━━━━━ Provided data

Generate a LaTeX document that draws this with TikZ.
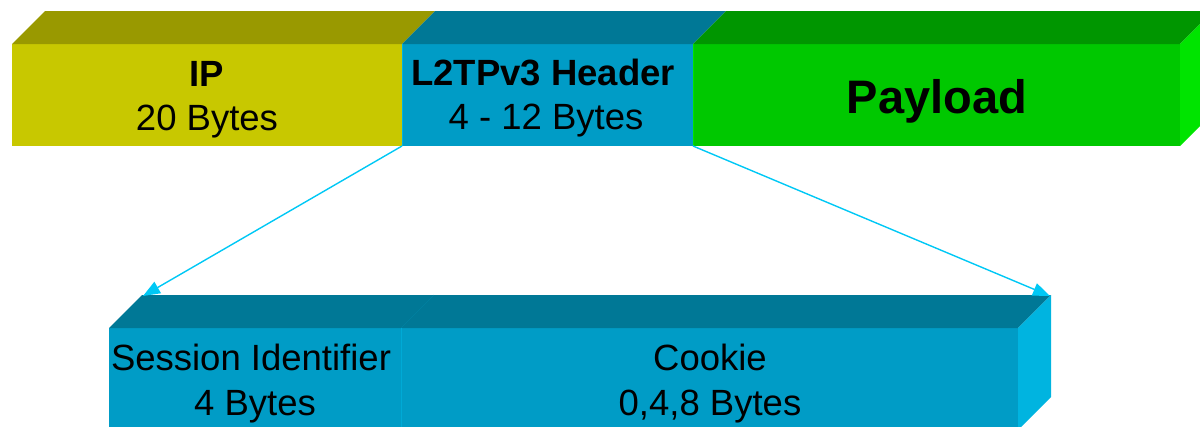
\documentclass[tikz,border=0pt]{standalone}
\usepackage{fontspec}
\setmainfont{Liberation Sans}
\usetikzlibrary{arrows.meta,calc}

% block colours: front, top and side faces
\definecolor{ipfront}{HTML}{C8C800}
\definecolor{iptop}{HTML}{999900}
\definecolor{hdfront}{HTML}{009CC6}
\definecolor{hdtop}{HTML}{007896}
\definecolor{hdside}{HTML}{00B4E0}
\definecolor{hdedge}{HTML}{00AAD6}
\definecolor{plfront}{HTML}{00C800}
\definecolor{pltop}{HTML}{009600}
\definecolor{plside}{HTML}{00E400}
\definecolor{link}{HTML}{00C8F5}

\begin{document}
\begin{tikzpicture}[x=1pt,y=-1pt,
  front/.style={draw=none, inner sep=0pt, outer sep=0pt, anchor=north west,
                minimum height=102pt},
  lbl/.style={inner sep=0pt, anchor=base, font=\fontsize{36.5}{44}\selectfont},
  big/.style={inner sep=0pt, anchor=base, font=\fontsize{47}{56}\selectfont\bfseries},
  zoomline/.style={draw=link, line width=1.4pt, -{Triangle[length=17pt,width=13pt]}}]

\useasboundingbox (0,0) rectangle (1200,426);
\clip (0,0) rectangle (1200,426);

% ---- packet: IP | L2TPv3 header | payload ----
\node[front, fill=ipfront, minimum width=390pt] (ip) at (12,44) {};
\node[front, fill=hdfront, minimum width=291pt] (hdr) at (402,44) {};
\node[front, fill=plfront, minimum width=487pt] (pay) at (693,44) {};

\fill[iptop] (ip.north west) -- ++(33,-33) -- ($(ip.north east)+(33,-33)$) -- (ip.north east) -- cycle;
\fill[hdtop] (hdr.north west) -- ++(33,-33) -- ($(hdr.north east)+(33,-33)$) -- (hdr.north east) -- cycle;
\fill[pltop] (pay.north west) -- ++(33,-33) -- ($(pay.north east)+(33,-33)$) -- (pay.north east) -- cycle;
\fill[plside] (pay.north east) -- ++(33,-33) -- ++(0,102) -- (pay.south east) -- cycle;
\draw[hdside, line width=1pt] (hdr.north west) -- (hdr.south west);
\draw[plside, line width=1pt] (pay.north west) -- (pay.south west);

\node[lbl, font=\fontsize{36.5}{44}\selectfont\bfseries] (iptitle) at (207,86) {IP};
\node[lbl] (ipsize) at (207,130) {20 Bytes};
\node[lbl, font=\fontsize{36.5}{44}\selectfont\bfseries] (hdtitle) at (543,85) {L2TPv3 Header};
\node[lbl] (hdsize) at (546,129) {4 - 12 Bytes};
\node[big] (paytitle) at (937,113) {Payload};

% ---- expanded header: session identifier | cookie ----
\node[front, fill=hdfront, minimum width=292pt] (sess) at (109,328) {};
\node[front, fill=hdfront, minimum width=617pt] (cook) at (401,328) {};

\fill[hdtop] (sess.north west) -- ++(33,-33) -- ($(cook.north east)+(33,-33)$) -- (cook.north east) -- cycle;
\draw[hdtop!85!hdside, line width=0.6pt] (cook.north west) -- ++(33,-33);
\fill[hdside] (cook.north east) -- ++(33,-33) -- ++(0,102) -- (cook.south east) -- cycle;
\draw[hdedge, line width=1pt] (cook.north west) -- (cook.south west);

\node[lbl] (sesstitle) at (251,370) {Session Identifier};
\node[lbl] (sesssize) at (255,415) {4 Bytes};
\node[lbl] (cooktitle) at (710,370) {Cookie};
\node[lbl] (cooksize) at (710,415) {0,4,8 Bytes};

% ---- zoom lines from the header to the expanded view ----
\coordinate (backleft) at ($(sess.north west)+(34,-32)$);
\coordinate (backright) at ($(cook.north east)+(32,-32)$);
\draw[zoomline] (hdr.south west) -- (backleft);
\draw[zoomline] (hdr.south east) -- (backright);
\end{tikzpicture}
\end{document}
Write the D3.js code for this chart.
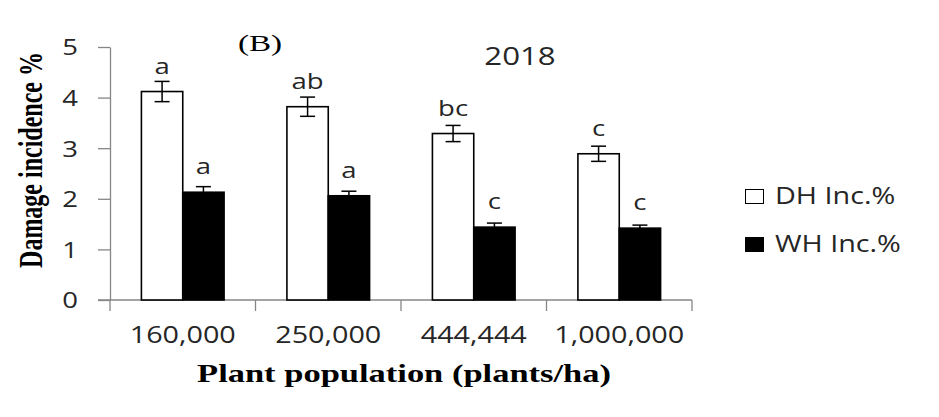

━━━━━━━━━━

• Task statement
Repeat the entries exactly and keep the pictures out of the copy.

• Result of the task
Generate a LaTeX document that draws this with TikZ.
\documentclass[tikz,border=0pt]{standalone}
\usepackage{fontspec}
\setmainfont{Liberation Sans}
\usetikzlibrary{arrows.meta,calc}

% block colours: front, top and side faces
\definecolor{ipfront}{HTML}{C8C800}
\definecolor{iptop}{HTML}{999900}
\definecolor{hdfront}{HTML}{009CC6}
\definecolor{hdtop}{HTML}{007896}
\definecolor{hdside}{HTML}{00B4E0}
\definecolor{hdedge}{HTML}{00AAD6}
\definecolor{plfront}{HTML}{00C800}
\definecolor{pltop}{HTML}{009600}
\definecolor{plside}{HTML}{00E400}
\definecolor{link}{HTML}{00C8F5}

\begin{document}
\begin{tikzpicture}[x=1pt,y=-1pt,
  front/.style={draw=none, inner sep=0pt, outer sep=0pt, anchor=north west,
                minimum height=102pt},
  lbl/.style={inner sep=0pt, anchor=base, font=\fontsize{36.5}{44}\selectfont},
  big/.style={inner sep=0pt, anchor=base, font=\fontsize{47}{56}\selectfont\bfseries},
  zoomline/.style={draw=link, line width=1.4pt, -{Triangle[length=17pt,width=13pt]}}]

\useasboundingbox (0,0) rectangle (1200,426);
\clip (0,0) rectangle (1200,426);

% ---- packet: IP | L2TPv3 header | payload ----
\node[front, fill=ipfront, minimum width=390pt] (ip) at (12,44) {};
\node[front, fill=hdfront, minimum width=291pt] (hdr) at (402,44) {};
\node[front, fill=plfront, minimum width=487pt] (pay) at (693,44) {};

\fill[iptop] (ip.north west) -- ++(33,-33) -- ($(ip.north east)+(33,-33)$) -- (ip.north east) -- cycle;
\fill[hdtop] (hdr.north west) -- ++(33,-33) -- ($(hdr.north east)+(33,-33)$) -- (hdr.north east) -- cycle;
\fill[pltop] (pay.north west) -- ++(33,-33) -- ($(pay.north east)+(33,-33)$) -- (pay.north east) -- cycle;
\fill[plside] (pay.north east) -- ++(33,-33) -- ++(0,102) -- (pay.south east) -- cycle;
\draw[hdside, line width=1pt] (hdr.north west) -- (hdr.south west);
\draw[plside, line width=1pt] (pay.north west) -- (pay.south west);

\node[lbl, font=\fontsize{36.5}{44}\selectfont\bfseries] (iptitle) at (207,86) {IP};
\node[lbl] (ipsize) at (207,130) {20 Bytes};
\node[lbl, font=\fontsize{36.5}{44}\selectfont\bfseries] (hdtitle) at (543,85) {L2TPv3 Header};
\node[lbl] (hdsize) at (546,129) {4 - 12 Bytes};
\node[big] (paytitle) at (937,113) {Payload};

% ---- expanded header: session identifier | cookie ----
\node[front, fill=hdfront, minimum width=292pt] (sess) at (109,328) {};
\node[front, fill=hdfront, minimum width=617pt] (cook) at (401,328) {};

\fill[hdtop] (sess.north west) -- ++(33,-33) -- ($(cook.north east)+(33,-33)$) -- (cook.north east) -- cycle;
\draw[hdtop!85!hdside, line width=0.6pt] (cook.north west) -- ++(33,-33);
\fill[hdside] (cook.north east) -- ++(33,-33) -- ++(0,102) -- (cook.south east) -- cycle;
\draw[hdedge, line width=1pt] (cook.north west) -- (cook.south west);

\node[lbl] (sesstitle) at (251,370) {Session Identifier};
\node[lbl] (sesssize) at (255,415) {4 Bytes};
\node[lbl] (cooktitle) at (710,370) {Cookie};
\node[lbl] (cooksize) at (710,415) {0,4,8 Bytes};

% ---- zoom lines from the header to the expanded view ----
\coordinate (backleft) at ($(sess.north west)+(34,-32)$);
\coordinate (backright) at ($(cook.north east)+(32,-32)$);
\draw[zoomline] (hdr.south west) -- (backleft);
\draw[zoomline] (hdr.south east) -- (backright);
\end{tikzpicture}
\end{document}
Write the D3.js code for this chart.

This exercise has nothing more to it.